It’s not at all uncommon to hear traders go around talking about being primarily a technical analysis trader or a fundamental analysis trader. It almost seems like there are two completely different camps in the market analysis war within the Forex market as traders pick and choose a side in the technical versus fundamental analysis debate.
When people ask me whether I primarily rely on technical or fundamental analysis in my trades, I know that there is always that opportunity for debate, but, as a Forex trader with more than half of a decade of experience, I know better than to pick a side because both types of analysis serve a specific purpose and oftentimes tell us much of the same thing in their own unique ways.
Now, before you write this discussion off, let me explain. Based on my experiences, technical analysis is always king in Forex trading, but you’d be negligent to ignore the value of fundamental analysis. The important key here is that the two should be used together.
When I say that technical analysis is king, I mean that technical analysis findings almost always set the mood for the market. The technical analysis truths that you find within your candlestick charts give you the action plan for the next movements that the market has in the mix for that particular currency pair.
Charting software has changed how the average person enters the Forex market and ultimately how they fair in their trades. Through the candles of technical analysis charts, we could better determine potential market directions and movements before they happen. Based on this analysis, we could then decide optimal trading entries and exit points which aim to position us on the winning side of the market. On that same note, we also have big national and even multinational announcements that will cause volume spikes in the market. While these announcements do not change what the technical analysis provides, these spikes typically ignite the market to fulfill technical analysis conclusions more quickly.
The two types of analysis work hand-in-hand in timing successful trades. From my experience, there are 13 major U.S. fundamental announcements each month that typically result in increased trading volume. These announcements could either empower you as a trader to lose or win your trades because of this increased movement spike and that’s where your technical analysis comes back into play in a big way. Being able to harness the power of both fundamental and technical analysis allows the trader to become more powerful and more accurate in their trading analysis and execution because you can better predict the market’s overall directional movement you expect to see fulfilled in the long run. Because you know how to utilize both techniques together, you could find trading opportunities within the fundamental announcement movement spikes that continue to place you in the non-emotional, strategic positions as you focus on the bigger prize. This could potentially help you cash in on bigger pip wins than the more short-sighted, solely fundamental analysis approach could produce.
When a fundamental announcement comes out, we look for convergence or, in other words, two or more market reasons (such as similar sentiments from fundamental and technical analysis) leading us to believe that the market might u-turn.
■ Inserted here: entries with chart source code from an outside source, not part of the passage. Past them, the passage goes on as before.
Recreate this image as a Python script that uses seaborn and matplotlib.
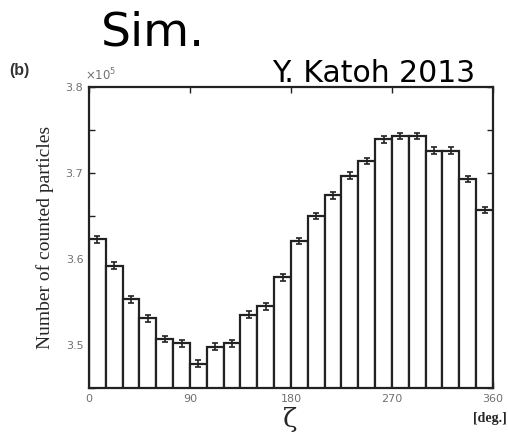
import numpy as np
import pandas as pd
import matplotlib
matplotlib.use("Agg")
import matplotlib.pyplot as plt
import matplotlib.ticker as mticker
import seaborn as sns

# Data (zeta bins of 15 degrees, counts)
bin_edges_deg = [0, 15, 30, 45, 60, 75, 90, 105, 120, 135, 150, 165, 180,
                 195, 210, 225, 240, 255, 270, 285, 300, 315, 330, 345, 360]
counts = [3.623, 3.592, 3.553, 3.531, 3.507, 3.502, 3.478, 3.498, 3.502,
          3.535, 3.545, 3.579, 3.621, 3.650, 3.674, 3.697, 3.714, 3.739,
          3.743, 3.743, 3.726, 3.726, 3.693, 3.657]
errors = [0.004] * 24
xticks = [0, 90, 180, 270, 360]
yticks_major = [3.5, 3.6, 3.7, 3.8]

scale = 1e5
edges = np.array(bin_edges_deg, dtype=float)
centers = (edges[:-1] + edges[1:]) / 2
vals = np.array(counts) * scale
errs = np.array(errors) * scale
df = pd.DataFrame({"zeta": centers, "count": vals})

sns.set_style("ticks")
fig = plt.figure(figsize=(5.08, 4.34), dpi=100)
ax = fig.add_axes([0.175, 0.106, 0.7955, 0.6935])

sns.histplot(data=df, x="zeta", weights="count", bins=list(bin_edges_deg),
             ax=ax, color="white", edgecolor="#222222", linewidth=1.6,
             alpha=1)
ax.errorbar(centers, vals, yerr=errs, fmt="none", ecolor="#222222",
            elinewidth=1.2, capsize=2.5, capthick=1.2)

ax.set_xlim(0, 360)
ax.set_ylim(3.45 * scale, 3.8 * scale)
ax.set_xticks(xticks)
ax.set_yticks([v * scale for v in yticks_major])
ax.yaxis.set_minor_locator(mticker.MultipleLocator(0.05 * scale))
ax.set_yticklabels([f"{v:.1f}" for v in yticks_major])
for s in ax.spines.values():
    s.set_linewidth(1.6)
    s.set_color("#222222")
ax.tick_params(which="both", direction="in", top=True, right=True,
               length=4, width=1.0, labelsize=8, labelcolor="#707070",
               color="#222222", pad=4)
ax.tick_params(which="minor", length=4)
ax.set_xlabel("")
ax.set_ylabel("Number of counted particles", family="Liberation Serif",
              fontsize=14, labelpad=8)

fig.text(0.167, 0.816, r"$\times10^5$", fontsize=8.5, color="#707070")
fig.text(0.571, 0.005, "ζ", ha="center", va="bottom",
         family="DejaVu Serif", fontsize=19)
fig.text(0.997, 0.035, "[deg.]", ha="right", va="center",
         family="Liberation Serif", fontsize=10, weight="bold")
fig.text(0.018, 0.838, "(b)", ha="left", va="center",
         family="Liberation Sans", fontsize=11.5, weight="bold",
         color="#333333")
fig.text(0.302, 0.896, "Sim.", ha="center", va="baseline",
         family="DejaVu Sans", fontsize=34, color="black")
fig.text(0.736, 0.811, "Y. Katoh 2013", ha="center", va="baseline",
         family="DejaVu Sans", fontsize=21.5, color="black")

fig.savefig("out.png", dpi=100)
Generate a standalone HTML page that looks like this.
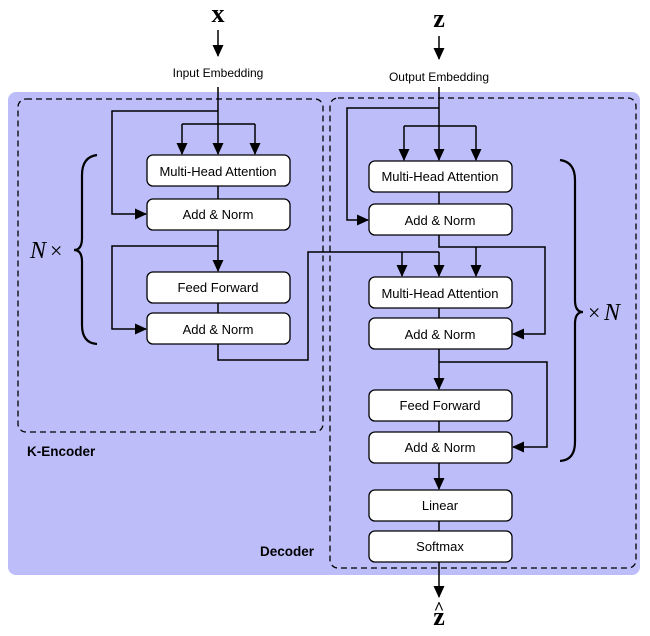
<!DOCTYPE html>
<html><head><style>body{margin:0;background:#fff}svg{display:block}.s{font-family:"Liberation Sans",sans-serif}.r{font-family:"Liberation Serif",serif}</style></head>
<body>
<svg width="650" height="636" viewBox="0 0 650 636" xmlns="http://www.w3.org/2000/svg">
<defs><marker id="a" markerWidth="12" markerHeight="11" refX="11" refY="5.5" orient="auto" markerUnits="userSpaceOnUse"><path d="M0,0 L12,5.5 L0,11 z" fill="#000"/></marker></defs>
<rect x="8" y="92" width="632" height="483" rx="8" fill="#bdbdfa"/>
<rect x="18" y="99" width="305" height="333" rx="8" fill="none" stroke="#000" stroke-width="1.3" stroke-dasharray="6,4"/>
<rect x="330" y="98" width="306" height="470" rx="8" fill="none" stroke="#000" stroke-width="1.3" stroke-dasharray="6,4"/>
<g fill="#fff" stroke="#000" stroke-width="1.3">
<rect x="147" y="155" width="143" height="31" rx="6"/><rect x="147" y="199" width="143" height="31" rx="6"/>
<rect x="147" y="272" width="143" height="31" rx="6"/><rect x="147" y="313" width="143" height="31" rx="6"/>
<rect x="369" y="161" width="143" height="31" rx="6"/><rect x="369" y="204" width="143" height="31" rx="6"/>
<rect x="369" y="277" width="143" height="31" rx="6"/><rect x="369" y="318" width="143" height="31" rx="6"/>
<rect x="369" y="390" width="143" height="31" rx="6"/><rect x="369" y="432" width="143" height="31" rx="6"/>
<rect x="369" y="490" width="143" height="31" rx="6"/><rect x="369" y="531" width="143" height="31" rx="6"/>
</g>
<g class="s" font-size="13" text-anchor="middle" fill="#000">
<text x="218" y="176">Multi-Head Attention</text><text x="218" y="219">Add &amp; Norm</text>
<text x="218" y="292">Feed Forward</text><text x="218" y="334">Add &amp; Norm</text>
<text x="440" y="181">Multi-Head Attention</text><text x="440" y="225">Add &amp; Norm</text>
<text x="440" y="298">Multi-Head Attention</text><text x="440" y="339">Add &amp; Norm</text>
<text x="440" y="410">Feed Forward</text><text x="440" y="452">Add &amp; Norm</text>
<text x="440" y="510">Linear</text><text x="440" y="551">Softmax</text>
<text x="218" y="77" font-size="12">Input Embedding</text><text x="439" y="81" font-size="12">Output Embedding</text>
</g>
<text class="r" x="218" y="22" font-weight="bold" font-size="26" text-anchor="middle">x</text>
<text class="r" x="439" y="27" font-weight="bold" font-size="26" text-anchor="middle">z</text>
<text class="r" x="439" y="625" font-weight="bold" font-size="26" text-anchor="middle">z</text>
<text class="r" x="439" y="614" font-weight="bold" font-size="18" text-anchor="middle">^</text>
<text class="s" x="27" y="456" font-weight="bold" font-size="13.5">K-Encoder</text>
<text class="s" x="260" y="556" font-weight="bold" font-size="13.5">Decoder</text>
<text class="r" x="30" y="258" font-style="italic" font-size="24">N</text><text class="r" x="50" y="258" font-size="22">×</text>
<text class="r" x="588" y="320" font-size="22">×</text><text class="r" x="604" y="320" font-style="italic" font-size="24">N</text>
<g fill="none" stroke="#000" stroke-width="2.2">
<path d="M97,155 Q82,157 82,175 L82,238 Q82,250 74,250 Q82,250 82,262 L82,325 Q82,343 97,344"/>
<path d="M560,160 Q575,162 575,180 L575,300 Q575,312 583,312 Q575,312 575,324 L575,442 Q575,460 560,461"/>
</g>
<g fill="none" stroke="#000" stroke-width="1.5">
<path d="M218,30 V56" marker-end="url(#a)"/>
<path d="M218,87 V154" marker-end="url(#a)"/>
<path d="M218,111 H112 V214 H146" marker-end="url(#a)"/>
<path d="M182,124 H255"/><path d="M182,124 V154" marker-end="url(#a)"/><path d="M255,124 V154" marker-end="url(#a)"/>
<path d="M218,186 V199"/>
<path d="M218,230 V271" marker-end="url(#a)"/>
<path d="M218,246 H112 V329 H146" marker-end="url(#a)"/>
<path d="M218,303 V313"/>
<path d="M218,344 V360 H308 V252 H439"/>
<path d="M402,252 V276" marker-end="url(#a)"/><path d="M439,252 V276" marker-end="url(#a)"/>
<path d="M439,36 V59" marker-end="url(#a)"/>
<path d="M439,87 V160" marker-end="url(#a)"/>
<path d="M439,108 H347 V220 H368" marker-end="url(#a)"/>
<path d="M404,126 H476"/><path d="M404,126 V160" marker-end="url(#a)"/><path d="M476,126 V160" marker-end="url(#a)"/>
<path d="M439,192 V204"/>
<path d="M439,235 V247 H545 V334 H513" marker-end="url(#a)"/>
<path d="M476,247 V276" marker-end="url(#a)"/>
<path d="M439,308 V318"/>
<path d="M439,349 V389" marker-end="url(#a)"/>
<path d="M439,362 H547 V447 H513" marker-end="url(#a)"/>
<path d="M439,421 V432"/>
<path d="M439,463 V489" marker-end="url(#a)"/>
<path d="M439,521 V531"/>
<path d="M439,562 V597" marker-end="url(#a)"/>
</g>
</svg>
</body></html>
If the convergence matches up, the u-turn will take place and wise traders take this as a sign to alter their trades or to timeout their trades appropriately.
Without fundamental announcements, the market is almost a waiting game as we wait long periods of time for the big swings of movement that we identify on our technical analysis charts to complete. When fundamental announcements come out, the market moves much more quickly. As traders, fast movements could mean fast cash, and, let’s face it; we live in a fast-paced world. We thrive off of these quick movements and consequently quick results.
At the end of the day, all fundamental announcements are good for Forex traders because of the extreme volume that comes from the release of both good and bad news. This volume means trading opportunity. Again, this fast movement means fast losses as well as fast wins so if your technical analysis is off, you and your investments are in danger.
The key to successful trading in this sense is identifying what the technical analysis charts are saying to you as a trader, cross referencing high volume times marked by fundamental announcements, then identifying optimal trading times and direction based on the release of key announcements which will theoretically propel the market to more quickly fulfill the predictions identified by the technical analysis.